Mr. Buffett, I get your condescending scolding toward people that don’t understand the markets like you do.
But still, you do not explain how stock buybacks benefit Apple the company and individual investors like me.
How it benefits you personally, could not care less.
Crickets?…
Apple’s buybacks benefit every AAPL investor by taking millions of shares off the table, making every share held more valuable.
OK, thanks…
Huh? Sorry whut? When Apple buys back its stock and you are a shareholder the value of what you own increases. As long as the company did not have a more beneficial choice of where to spend that money such as investing in new equipment, or paying off high interest debt you win. What critical information is Mr.

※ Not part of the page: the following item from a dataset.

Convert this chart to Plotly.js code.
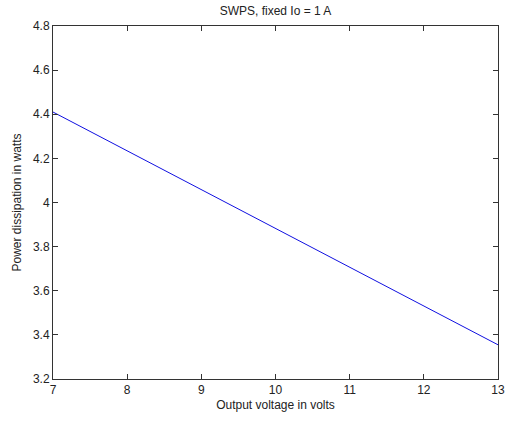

Buffett withholding from you? Let me guess you’d rather have a dividend…(shakes head slowly side to side)…on that point Mr. Buffett has written two books explaining why (and when) he thinks thats a bad idea. Read the books.
LOL!! This recent destruction of Apple share’s absolutely annihilated an value Apple’s buy backs have. Sure, the buy backs over time drove up the share price by reducing supply. Doesn’t matter. The market completely destroyed Apple since the earnings release. All that value, GONE.
If Apple had given out dividends to the long term share holders, all those dividends would still remain today. The market cannot take away dividends.
FIRE Tim Cook!
Fire Tim Cook. I’m fine with that sentiment, as he’s a terminally boring sanctimonious hypocrite who abuses the Apple brand for his own bad, and actually racist, politics, but Apple’s share price right now is clearly not “absolutely annihilated.”
AAPL now: $178.86
AAPL 1/5/23: $124.76
Apple shares are up $54.10 in the last 8 months.
That word annihilated, you keep using it. I don’t think it means what you think it means.
Buybacks were once illegal…for a reason. It’s a process that does little but to financialize a market/an economy that’s already greatly financialized. The business’ share price gains w/o ANY productivity gain. The US once had a powerful manufacturing sector…it held the greatest % of GDP. In the 70’s, the greatest portion had shifted to the financial sector…it remains so today. People with money lathering and being lathered in the $$ club. Cantillon Effect in spades. It’s one concrete reason financial disparities abound. Crony Capitalism epitomized.
We get it. You finally learned about a Cantillon effect at whatever communist college you’re wasting your (or, likely, taxpayers’) money attending.
Cantillon’s analysis is based entirely on a gold standard, not central bank fiat money. Also, contrary to Cantillon’s confused view, wealth is not zero-sum game. Wealth is not a fixed pie. Wealth can be, and is, created every second of the day.
Rich people are not “taking” from the poor to amass and grow their wealth. Those not creating or growing their wealth are too stupid, too lazy, and/or too unlucky to do so. Half the people you meet are, by definition, below average intelligence. Hence, many of them are poor.
Now, STFU, commie.
Well said sir, well said! Only point I would add that I think does matter is it’s not actually that “harsh”. Some folks are “too stupid” and some “too lazy” but for most they just don’t care about financial wealth. They find “wealth” to be living where they want, or want ‘low stress” jobs, or like low “responsibility” pursuits. They decide not to pursue wealth (I am not one of those) but it is absolutely a decision and one of the benefits of living in a free society. You can have what you are willing to work for or not.